The tenth issue is to support the rights of indigenous peoples in the region.

This issue will have to be raised by Iceland internationally and the Government will do that inter alia by hosting an international conference on the High North, which will be held in Iceland in the near future. In the coming years and decades we will in parallel to this need to build up increased knowledge in this country about the High North.

Madam President,

Since the end of the Cold War the concept of national security has changed drastically. Instead of relying exclusively on military defences, most countries in our part of the world base their security strategy on a much broader concept of security than before. This covers not only conventional military challenges, but increasingly includes other kinds of threats that could endanger the internal security of states. This we can now see with all the nations with which we most closely collaborate.

Due to a changed outlook in our part of the world, and in light of the departure of the US military, the next task in matters of defence and security is to formulate a new security strategy for Iceland, which will be based on an expanded security concept, as defined in the Risk Assessment Commission, and on civilian ideals and civilian institutions.
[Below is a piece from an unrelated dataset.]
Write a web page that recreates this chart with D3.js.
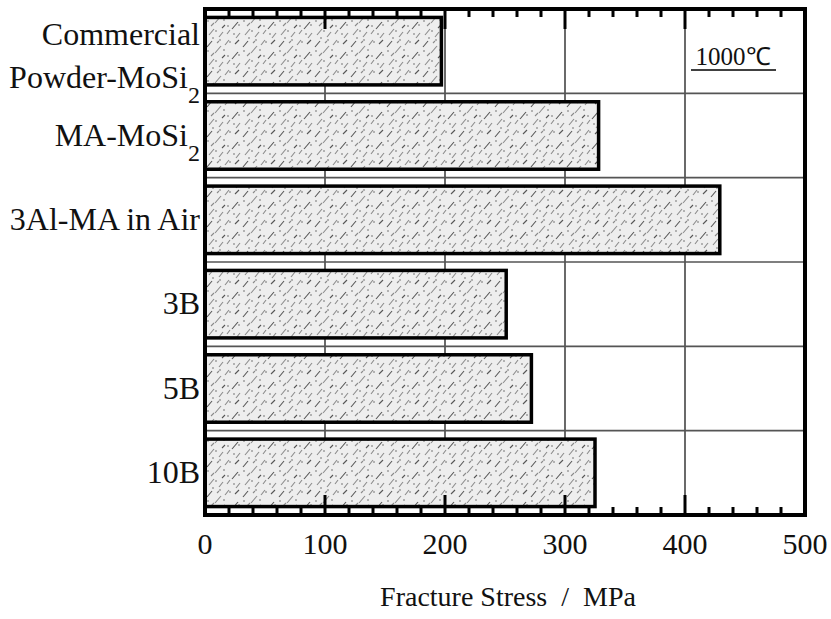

This strategy will obviously take into account the very situation that makes Iceland unique in the international community, the fact that Iceland does not have a military, as well as close and active cooperation with other countries in fields that we believe serve our interests best.
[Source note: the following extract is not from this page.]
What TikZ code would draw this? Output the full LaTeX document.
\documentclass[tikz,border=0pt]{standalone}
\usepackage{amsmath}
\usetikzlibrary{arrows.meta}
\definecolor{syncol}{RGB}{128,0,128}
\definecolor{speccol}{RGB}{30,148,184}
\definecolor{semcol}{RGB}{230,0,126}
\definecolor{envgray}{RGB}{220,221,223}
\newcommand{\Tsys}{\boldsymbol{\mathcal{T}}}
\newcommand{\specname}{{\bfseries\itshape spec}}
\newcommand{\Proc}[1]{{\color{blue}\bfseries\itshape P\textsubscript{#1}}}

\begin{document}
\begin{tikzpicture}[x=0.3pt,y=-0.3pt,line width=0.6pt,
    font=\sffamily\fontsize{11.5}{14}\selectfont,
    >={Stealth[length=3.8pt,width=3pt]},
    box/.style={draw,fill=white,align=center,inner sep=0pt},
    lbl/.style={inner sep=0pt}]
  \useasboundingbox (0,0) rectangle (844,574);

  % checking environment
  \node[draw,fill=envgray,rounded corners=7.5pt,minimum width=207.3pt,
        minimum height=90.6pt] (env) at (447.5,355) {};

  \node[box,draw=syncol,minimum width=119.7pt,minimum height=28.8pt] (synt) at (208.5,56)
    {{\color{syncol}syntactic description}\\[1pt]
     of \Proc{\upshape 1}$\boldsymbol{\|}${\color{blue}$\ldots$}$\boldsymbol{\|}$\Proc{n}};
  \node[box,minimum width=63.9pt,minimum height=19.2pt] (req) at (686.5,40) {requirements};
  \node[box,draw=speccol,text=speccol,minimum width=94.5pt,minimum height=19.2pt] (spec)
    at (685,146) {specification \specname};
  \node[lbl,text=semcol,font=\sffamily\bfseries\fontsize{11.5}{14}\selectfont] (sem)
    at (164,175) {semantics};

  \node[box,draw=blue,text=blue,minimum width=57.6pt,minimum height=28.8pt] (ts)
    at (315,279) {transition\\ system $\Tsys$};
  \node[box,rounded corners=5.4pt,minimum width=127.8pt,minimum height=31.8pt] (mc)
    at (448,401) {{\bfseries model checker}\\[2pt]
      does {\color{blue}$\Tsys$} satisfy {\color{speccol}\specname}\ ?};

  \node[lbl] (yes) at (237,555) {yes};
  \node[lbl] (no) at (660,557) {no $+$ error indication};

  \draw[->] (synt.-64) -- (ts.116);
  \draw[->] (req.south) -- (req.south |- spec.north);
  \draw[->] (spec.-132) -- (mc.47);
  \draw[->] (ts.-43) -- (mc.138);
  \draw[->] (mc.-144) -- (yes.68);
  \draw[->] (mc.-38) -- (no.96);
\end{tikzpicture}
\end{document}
In this context one should keep in mind that one of the main conclusions of the Risk Assessment Commission was that there was no indication of any direct military threat to Iceland in the foreseeable future. This is in accordance with our neighbouring countries' evaluation of their own security. I am of the opinion that broad consensus can be reached among the Icelanders on this issue, and also in Althingi, but this will understandably only happen if all parties join in this policy making as part of a cross-party collaboration.

I want to inform Althingi that before the end of this year I plan to present a proposal to Althingi for a cross-political policy formulation for a new security and defence strategy for Iceland, which will be based on the very principles I discussed earlier. It is a fundamental issue for a small nation to be able to reach a consensus on matters of security and defence.

Madam President,

In my speech I have chosen to cover in detail the matters that are of the greatest urgency with regard to our foreign policy, both at present and for the future, as well as to explain in detail my ideas about these matters, since it is crucial that we formulate a long-term strategy.

There are of course many other important aspects that I would have liked to cover, such as the law on Íslandsstofa, the improved framework for international development aid, human rights, humanitarian and egalitarian issues, as well as the importance of promoting equal gender rights and women's rights, which I have emphasised wherever I have been able to internationally. These issues, as well as many others, are described in detail in the report that the honourable members of Althingi have on their desks during the discussions that will follow. These issues will, no doubt, be discussed in detail during our discussions here today.

Finally, I would like to thank the Althingi, and especially the honourable members of the Foreign Affairs Committee, for very good cooperation. I am, as the honourable members know, an avid supporter of parliamentarism and I have deep respect for Althingi. I have made every effort to inform Althingi about everything that I deem important, and I have placed great emphasis on close collaboration. This is evidenced inter alia by the fact that in the twelve-month period since the present Government was formed, representatives of the Ministry for Foreign Affairs have appeared 34 times before the Committee, and I have attended ten of its meetings. This is unprecedented in recent years and reflects my determination to engage in positive collaboration with Althingi and the Foreign Affairs Committee.